In the world of web development, working on various frameworks and technologies is an adventure in itself. In one of my work escapades, I found myself tasked with converting plain old PHP+HTML templates to Laravel's blade templates. This transition required me to replace PHP's short echo tags with Laravel's Blade syntax. In this guide, I'll share my experience and the regex solution I used for this conversion.

Understanding PHP Short Echo Tags

Before diving into the conversion process, let's clarify what PHP short echo tags are. PHP short echo tags allow developers to quickly echo a variable's value within HTML templates. They use the <?= expression ?> syntax to achieve this.

The Conversion Challenge

Converting PHP short echo tags to Blade templates may seem daunting, especially if you have numerous templates to update. However, it's a necessary step to ensure your project aligns with Laravel's conventions.

The Regex Solution

To automate this process, I used a regular expression (regex) pattern to locate and replace PHP short echo tags. The regex pattern I employed is as follows:

<\?=\s*([^)]*\)).*?;?\s*\?> Here's a breakdown of what this regex pattern does:

  • <\?=: This part of the pattern matches the opening <?= tag.
  • \s*: This part matches any amount of whitespace characters (spaces, tabs, etc.) after the opening tag.
  • ([^)]*\)): This is the capturing group. It captures everything inside the opening <?= ... ?> tags. Here's how it works:
    • (: This is the beginning of the capturing group.
    • [^)]*: This part matches any characters that are not a closing ). [^)] is a character class that matches any character except ), and * allows it to match zero or more such characters.
    • \): This part matches the last ) character, so it is included in the capturing group. The ) outside of the character class is used to specifically match a closing parenthesis.
  • .*?: This part matches any characters (except newline) reluctantly.
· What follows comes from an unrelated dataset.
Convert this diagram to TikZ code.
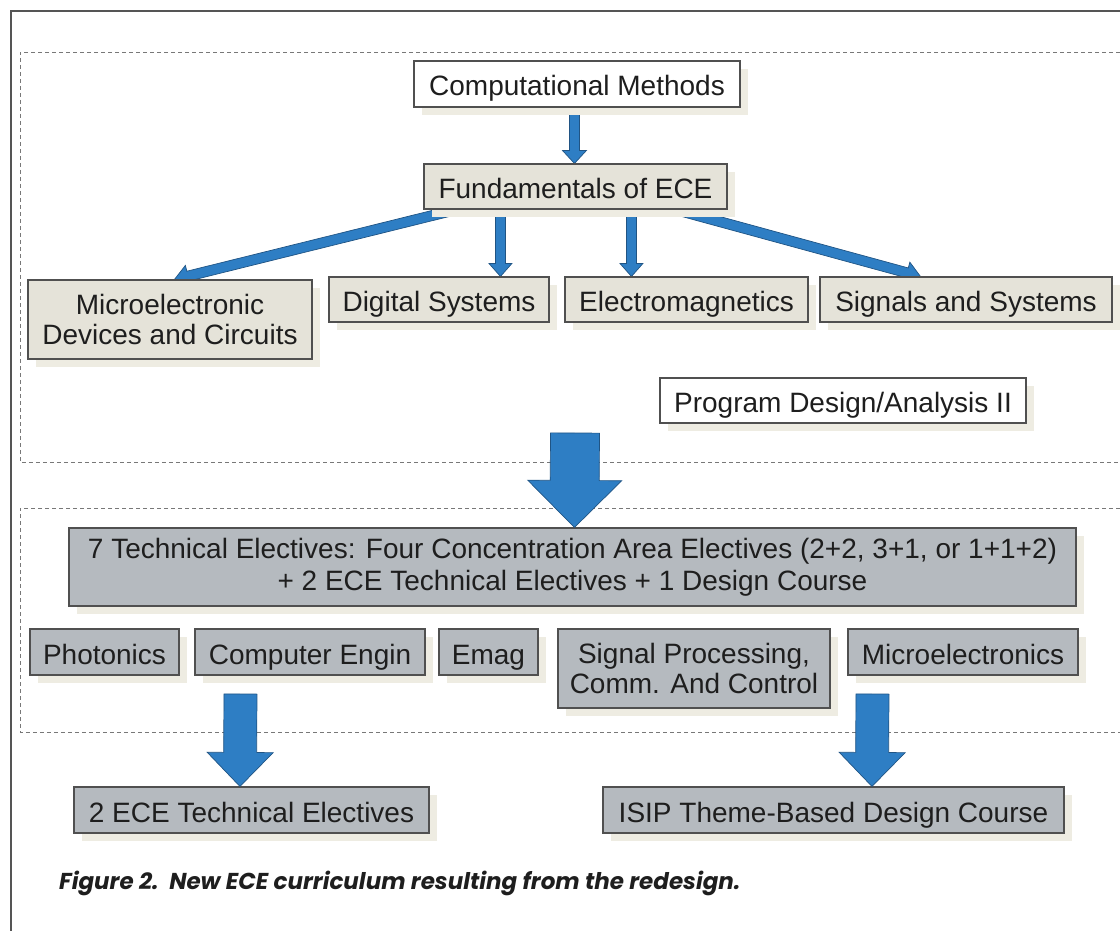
\documentclass[tikz,border=0pt]{standalone}
\usepackage{fontspec}
\setmainfont{Liberation Sans}
\newfontfamily\capfont{Poppins}
\usetikzlibrary{calc,shadows}
\pgfdeclarelayer{background}
\pgfsetlayers{background,main}
\definecolor{beige}{RGB}{229,227,217}
\definecolor{grayb}{RGB}{181,186,191}
\definecolor{shadowc}{RGB}{238,236,226}
\definecolor{boxline}{RGB}{80,80,80}
\definecolor{textc}{RGB}{30,30,30}
\definecolor{arrfill}{RGB}{46,126,196}
\definecolor{arrline}{RGB}{32,84,132}
\definecolor{dashc}{RGB}{120,120,120}
\definecolor{framec}{RGB}{85,85,85}
\tikzset{
  box/.style={draw=boxline, line width=1.1pt, inner sep=0pt, align=center,
    font=\fontsize{28}{30}\selectfont, text=textc,
    drop shadow={shadow xshift=8pt, shadow yshift=-8pt, fill=shadowc, opacity=1}},
  oneline/.style={text height=24pt, text depth=0pt},
  whitebox/.style={box, fill=white},
  beigebox/.style={box, fill=beige},
  graybox/.style={box, fill=grayb},
  arrowsty/.style={fill=arrfill, draw=arrline, line width=0.7pt, line join=miter},
  dashline/.style={draw=dashc, line width=0.9pt, dash pattern=on 4pt off 3pt},
  framel/.style={draw=framec, line width=1.3pt},
  captionsty/.style={font=\capfont\bfseries\itshape\fontsize{23}{26}\selectfont, text=textc, anchor=base west, inner sep=0pt}
}
\newcommand\blockarr[5]{%
  \coordinate (bah) at ($(#2)!#5!(#1)$);
  \filldraw[arrowsty] ($(#1)!#3!90:(#2)$) -- ($(bah)!#3!-90:(#1)$) -- ($(bah)!#4!-90:(#1)$) -- (#2)
    -- ($(bah)!#4!90:(#1)$) -- ($(bah)!#3!90:(#1)$) -- ($(#1)!#3!-90:(#2)$) -- cycle;}
\begin{document}
\begin{tikzpicture}[x=1pt,y=-1pt]
\useasboundingbox (0,0) rectangle (1120,931);
% frame
\draw[framel] (11,931) -- (11,11) -- (1120,11);
% dashed regions
\draw[dashline] (1120,52) -- (20,52) -- (20,462) -- (1120,462);
\draw[dashline] (1120,508) -- (20,508) -- (20,732) -- (1120,732);
% nodes
\node[whitebox, oneline, minimum width=326pt, minimum height=46pt] (cm) at (577,84) {Computational Methods};
\node[beigebox, oneline, minimum width=303pt, minimum height=45pt] (fund) at (575.5,186.5) {Fundamentals of ECE};
\node[beigebox, minimum width=284pt, minimum height=79pt, font=\fontsize{28}{30}\selectfont] (micro) at (170,319.5) {Microelectronic\\Devices and Circuits};
\node[beigebox, oneline, minimum width=220pt, minimum height=45pt] (dig) at (439,299.5) {Digital Systems};
\node[beigebox, oneline, minimum width=243pt, minimum height=45pt] (elm) at (686.5,299.5) {Electromagnetics};
\node[beigebox, oneline, minimum width=292pt, minimum height=45pt] (sig) at (966,299.5) {Signals and Systems};
\node[whitebox, oneline, minimum width=366pt, minimum height=45pt] (pda) at (843,400.5) {Program Design/Analysis II};
\node[graybox, minimum width=1007pt, minimum height=78pt, font=\fontsize{28}{32}\selectfont] (te7) at (572.5,567) {7 Technical Electives: Four Concentration Area Electives (2+2, 3+1, or 1+1+2)\\+ 2 ECE Technical Electives + 1 Design Course};
\node[graybox, oneline, minimum width=149pt, minimum height=46pt] (phot) at (104.5,652) {Photonics};
\node[graybox, oneline, minimum width=230pt, minimum height=46pt] (ce) at (310,652) {Computer Engin};
\node[graybox, oneline, minimum width=99pt, minimum height=46pt] (em) at (488.5,652) {Emag};
\node[graybox, minimum width=272pt, minimum height=79pt, font=\fontsize{28}{30}\selectfont] (spc) at (694,668.5) {Signal Processing,\\Comm. And Control};
\node[graybox, oneline, minimum width=230pt, minimum height=46pt] (mic) at (963,652) {Microelectronics};
\node[graybox, oneline, minimum width=355pt, minimum height=46pt] (ece2) at (251.5,810) {2 ECE Technical Electives};
\node[graybox, oneline, minimum width=461pt, minimum height=46pt] (isip) at (833.5,810) {ISIP Theme-Based Design Course};
\node[captionsty] (cap) at (59,889) {Figure 2.\ \ New ECE curriculum resulting from the redesign.};
% arrows
\coordinate (bigs) at (575,433);
\coordinate (lbs) at (240.5,694);
\coordinate (rbs) at (872.5,694);
\path ($(cm.south west)+(161,0)$) coordinate (a0s) ($(fund.north west)+(151,0)$) coordinate (a0e)
      ($(fund.south west)+(33,0)$) coordinate (a1s) ($(micro.north west)+(147,0)$) coordinate (a1e)
      ($(fund.south west)+(77,0)$) coordinate (a2s) ($(dig.north west)+(172,0)$) coordinate (a2e)
      ($(fund.south west)+(208,0)$) coordinate (a3s) ($(elm.north west)+(67,0)$) coordinate (a3e)
      ($(fund.south west)+(252,0)$) coordinate (a4s) ($(sig.north west)+(101,0)$) coordinate (a4e)
      ($(te7.north west)+(506,0)$) coordinate (a5e)
      ($(ece2.north west)+(166.5,0)$) coordinate (a6e)
      ($(isip.north west)+(269.5,0)$) coordinate (a7e);
\begin{pgfonlayer}{background}
\blockarr{a0s}{a0e}{5pt}{12pt}{13pt}
\blockarr{a1s}{a1e}{5pt}{11pt}{14pt}
\blockarr{a2s}{a2e}{5pt}{11.5pt}{13pt}
\blockarr{a3s}{a3e}{5pt}{11.5pt}{13pt}
\blockarr{a4s}{a4e}{5pt}{11pt}{14pt}
\end{pgfonlayer}
\blockarr{bigs}{a5e}{24.5pt}{47pt}{47pt}
\blockarr{lbs}{a6e}{16.5pt}{33pt}{34pt}
\blockarr{rbs}{a7e}{16.5pt}{33pt}{34pt}
\end{tikzpicture}
\end{document}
The *? is a non-greedy quantifier, which means it will try to match as few characters as possible.
  • ;?: This part matches an optional semicolon (;) if it is present in the input text.
  • \s*: This part matches any amount of whitespace characters (spaces, tabs, etc.) after the optional semicolon.
  • \?>: This part matches the closing ?> tag.

In summary, the capturing group ([^)]*\)) captures everything inside the <?= ... ?> tags up to and including the last ) before an optional semicolon and the closing ?> tag. This allows you to extract the content inside the tags while ensuring that the last ) is included in the capture group.

Replacing with Blade Syntax

Once you've identified the PHP short echo tags using the regex pattern, the next step is to replace them with Blade syntax. In PHPStorm or any other code editor, you can use the following replacement syntax: {{ $1 }} Here's what this Blade syntax does:

  • {{: This indicates the start of a Blade expression.
  • $1: This references the content captured within the parentheses in the regex pattern. It corresponds to the expression within the PHP short echo tag.
  • }}: This marks the end of the Blade expression.


Converting PHP short echo tags to Laravel's Blade templates may seem like a challenging task, but with the right regex pattern and a code editor that supports regex find and replace, it can be accomplished efficiently. This conversion ensures that your templates align with Laravel's syntax, making your project more maintainable and in line with best practices.